Set problem:
Return all of the data exactly as written, without the pictures.

Data shown:

━━━━━━━━━━━━━━━━━━━━

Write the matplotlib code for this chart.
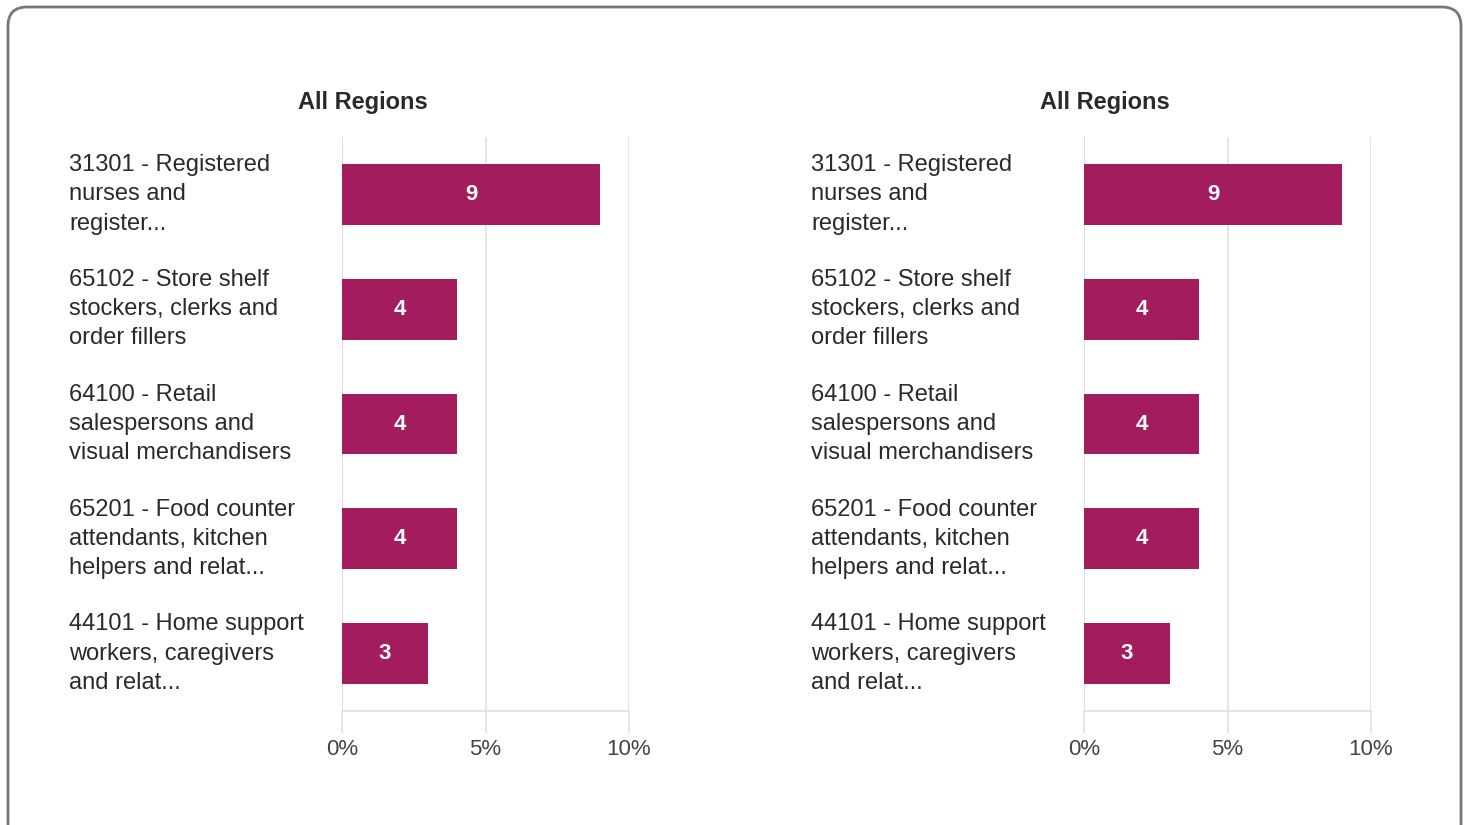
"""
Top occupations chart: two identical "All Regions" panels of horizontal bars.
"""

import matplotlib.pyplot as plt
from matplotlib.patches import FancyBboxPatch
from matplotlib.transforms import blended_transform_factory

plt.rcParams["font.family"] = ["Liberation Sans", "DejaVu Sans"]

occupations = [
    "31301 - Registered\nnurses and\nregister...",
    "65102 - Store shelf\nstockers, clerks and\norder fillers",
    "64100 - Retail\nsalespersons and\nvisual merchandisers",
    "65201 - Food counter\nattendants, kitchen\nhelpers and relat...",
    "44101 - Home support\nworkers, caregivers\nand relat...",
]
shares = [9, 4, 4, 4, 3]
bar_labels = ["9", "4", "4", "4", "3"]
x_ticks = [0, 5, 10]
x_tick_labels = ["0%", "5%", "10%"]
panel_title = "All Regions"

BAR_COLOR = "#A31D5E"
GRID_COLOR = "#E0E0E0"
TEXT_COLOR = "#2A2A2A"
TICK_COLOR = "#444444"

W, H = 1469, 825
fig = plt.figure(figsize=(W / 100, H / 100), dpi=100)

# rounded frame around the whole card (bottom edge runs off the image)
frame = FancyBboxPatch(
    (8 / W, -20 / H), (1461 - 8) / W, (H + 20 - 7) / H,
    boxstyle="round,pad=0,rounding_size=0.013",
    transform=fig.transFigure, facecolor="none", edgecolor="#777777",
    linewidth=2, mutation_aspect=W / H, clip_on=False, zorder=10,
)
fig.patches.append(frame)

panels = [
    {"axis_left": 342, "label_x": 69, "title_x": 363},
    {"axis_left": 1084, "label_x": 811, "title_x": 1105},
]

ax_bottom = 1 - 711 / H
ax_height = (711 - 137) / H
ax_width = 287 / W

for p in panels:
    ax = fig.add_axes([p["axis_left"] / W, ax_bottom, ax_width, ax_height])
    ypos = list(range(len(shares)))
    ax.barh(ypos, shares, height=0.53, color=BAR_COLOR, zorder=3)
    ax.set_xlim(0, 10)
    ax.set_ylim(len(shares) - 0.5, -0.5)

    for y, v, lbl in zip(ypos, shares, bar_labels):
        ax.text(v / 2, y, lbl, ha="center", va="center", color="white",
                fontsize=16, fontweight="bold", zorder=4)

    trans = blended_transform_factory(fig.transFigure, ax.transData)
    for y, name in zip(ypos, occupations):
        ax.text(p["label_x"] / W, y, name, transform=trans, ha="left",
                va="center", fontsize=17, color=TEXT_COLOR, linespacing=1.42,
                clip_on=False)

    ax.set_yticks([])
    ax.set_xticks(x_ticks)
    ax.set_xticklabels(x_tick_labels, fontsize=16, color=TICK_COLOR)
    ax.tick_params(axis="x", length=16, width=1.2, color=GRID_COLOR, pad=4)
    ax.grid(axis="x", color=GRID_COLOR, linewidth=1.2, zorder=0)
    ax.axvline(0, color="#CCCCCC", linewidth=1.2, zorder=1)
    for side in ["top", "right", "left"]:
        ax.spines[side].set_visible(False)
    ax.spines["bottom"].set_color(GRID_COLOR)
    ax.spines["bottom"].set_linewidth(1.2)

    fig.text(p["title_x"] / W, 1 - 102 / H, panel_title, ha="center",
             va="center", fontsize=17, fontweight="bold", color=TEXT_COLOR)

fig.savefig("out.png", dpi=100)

━━━━━━━━━━━━━━━━━━━━

Response to this task:
Write the matplotlib code for this chart.
"""
Top occupations chart: two identical "All Regions" panels of horizontal bars.
"""

import matplotlib.pyplot as plt
from matplotlib.patches import FancyBboxPatch
from matplotlib.transforms import blended_transform_factory

plt.rcParams["font.family"] = ["Liberation Sans", "DejaVu Sans"]

occupations = [
    "31301 - Registered\nnurses and\nregister...",
    "65102 - Store shelf\nstockers, clerks and\norder fillers",
    "64100 - Retail\nsalespersons and\nvisual merchandisers",
    "65201 - Food counter\nattendants, kitchen\nhelpers and relat...",
    "44101 - Home support\nworkers, caregivers\nand relat...",
]
shares = [9, 4, 4, 4, 3]
bar_labels = ["9", "4", "4", "4", "3"]
x_ticks = [0, 5, 10]
x_tick_labels = ["0%", "5%", "10%"]
panel_title = "All Regions"

BAR_COLOR = "#A31D5E"
GRID_COLOR = "#E0E0E0"
TEXT_COLOR = "#2A2A2A"
TICK_COLOR = "#444444"

W, H = 1469, 825
fig = plt.figure(figsize=(W / 100, H / 100), dpi=100)

# rounded frame around the whole card (bottom edge runs off the image)
frame = FancyBboxPatch(
    (8 / W, -20 / H), (1461 - 8) / W, (H + 20 - 7) / H,
    boxstyle="round,pad=0,rounding_size=0.013",
    transform=fig.transFigure, facecolor="none", edgecolor="#777777",
    linewidth=2, mutation_aspect=W / H, clip_on=False, zorder=10,
)
fig.patches.append(frame)

panels = [
    {"axis_left": 342, "label_x": 69, "title_x": 363},
    {"axis_left": 1084, "label_x": 811, "title_x": 1105},
]

ax_bottom = 1 - 711 / H
ax_height = (711 - 137) / H
ax_width = 287 / W

for p in panels:
    ax = fig.add_axes([p["axis_left"] / W, ax_bottom, ax_width, ax_height])
    ypos = list(range(len(shares)))
    ax.barh(ypos, shares, height=0.53, color=BAR_COLOR, zorder=3)
    ax.set_xlim(0, 10)
    ax.set_ylim(len(shares) - 0.5, -0.5)

    for y, v, lbl in zip(ypos, shares, bar_labels):
        ax.text(v / 2, y, lbl, ha="center", va="center", color="white",
                fontsize=16, fontweight="bold", zorder=4)

    trans = blended_transform_factory(fig.transFigure, ax.transData)
    for y, name in zip(ypos, occupations):
        ax.text(p["label_x"] / W, y, name, transform=trans, ha="left",
                va="center", fontsize=17, color=TEXT_COLOR, linespacing=1.42,
                clip_on=False)

    ax.set_yticks([])
    ax.set_xticks(x_ticks)
    ax.set_xticklabels(x_tick_labels, fontsize=16, color=TICK_COLOR)
    ax.tick_params(axis="x", length=16, width=1.2, color=GRID_COLOR, pad=4)
    ax.grid(axis="x", color=GRID_COLOR, linewidth=1.2, zorder=0)
    ax.axvline(0, color="#CCCCCC", linewidth=1.2, zorder=1)
    for side in ["top", "right", "left"]:
        ax.spines[side].set_visible(False)
    ax.spines["bottom"].set_color(GRID_COLOR)
    ax.spines["bottom"].set_linewidth(1.2)

    fig.text(p["title_x"] / W, 1 - 102 / H, panel_title, ha="center",
             va="center", fontsize=17, fontweight="bold", color=TEXT_COLOR)

fig.savefig("out.png", dpi=100)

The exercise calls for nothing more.